Figuring out this break down for FY25
Sadly, quarterly reports do not break down revenue by subscription, card processing fees and vouchers revenues. However, we can reverse engineer an estimate from
- “Cost of point redemption/gift card” which is listed in quarterly Profit & Loss statements. (Assuming that the margin of this segment is 10%)
- No of customers which are listed in quarterly investor presentations (We know that historical subscription revenue is approx 1L/customer and is unlikely to change)
- Total revenues minus (1) and (2) should give us Card processing fees (though, we can’t know what exact cashback % they’ve decided to go with)
Some other misc notes
- IMHO Zaggle is not a SaaS company. At 100 Rs/employee/year (which is nothing for a SME, let alone a corporate), they are pretty much giving away their software for free in hopes of capturing card processing fees and gift vouchers redemptions from employees.
- This isn’t really surprising - all corporates will already have software in place to manage and track employee spends - in fact, Zaggle seems to be targeting integration with existing workflows (e.g. SAP) rather than building an alternative
- Zaggle has highlighted their low churn rates (which are extremely impressive - they are equivalent to regular SaaS apps). However, IMHO this is a little disingenuous
- They are practically no costs for the corporate/SME (just Rs 100/employee/year)
- Their card vertical has to compete with every other card in a very competitive market e.g. there is nothing stopping an employee using their personal card for expenses so they have to figure out incentives.
- Both their card & gift voucher verticals are unlikely to be customer exclusive since it costs them practically nothing in subscription fees. There could be multiple platforms (e.g. Sodexo) with the employee having the preference to choose.

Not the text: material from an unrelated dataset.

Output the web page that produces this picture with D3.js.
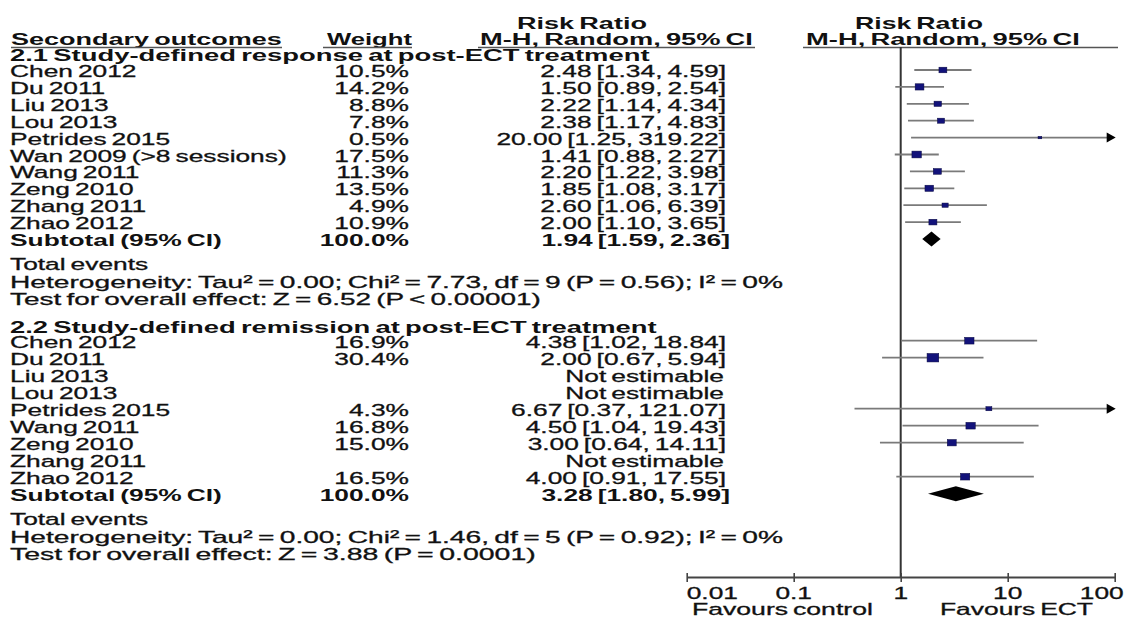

Inorganic growth through acquisitions
Acquisitions seem to be a core part of the company’s strategy. But these are extremely tricky. Generally, acquisitions are at very high multiples with the hope that cross selling will make up the difference
- Span Across IT Solutions - Paid 32 cr for a company with 4.73 cr in revenues. It seems to run a cleartax.com style product (https://taxspanner.com/). My guess is that they will use the emails of employees gathered from their prepaid card and gift vouchers to market it.
- Minority stake in Mobileware/84600 (~26%) for 15.6 cr. Seems like a pure investment play (minority stake, can’t cross sell to corporates or employees).
- US acquisition of expense management solution for which they diluted their existing shareholders by 9% - Extremely skeptical of this one as the US market is a played out market and it’ll be difficult for Zaggle to grow there.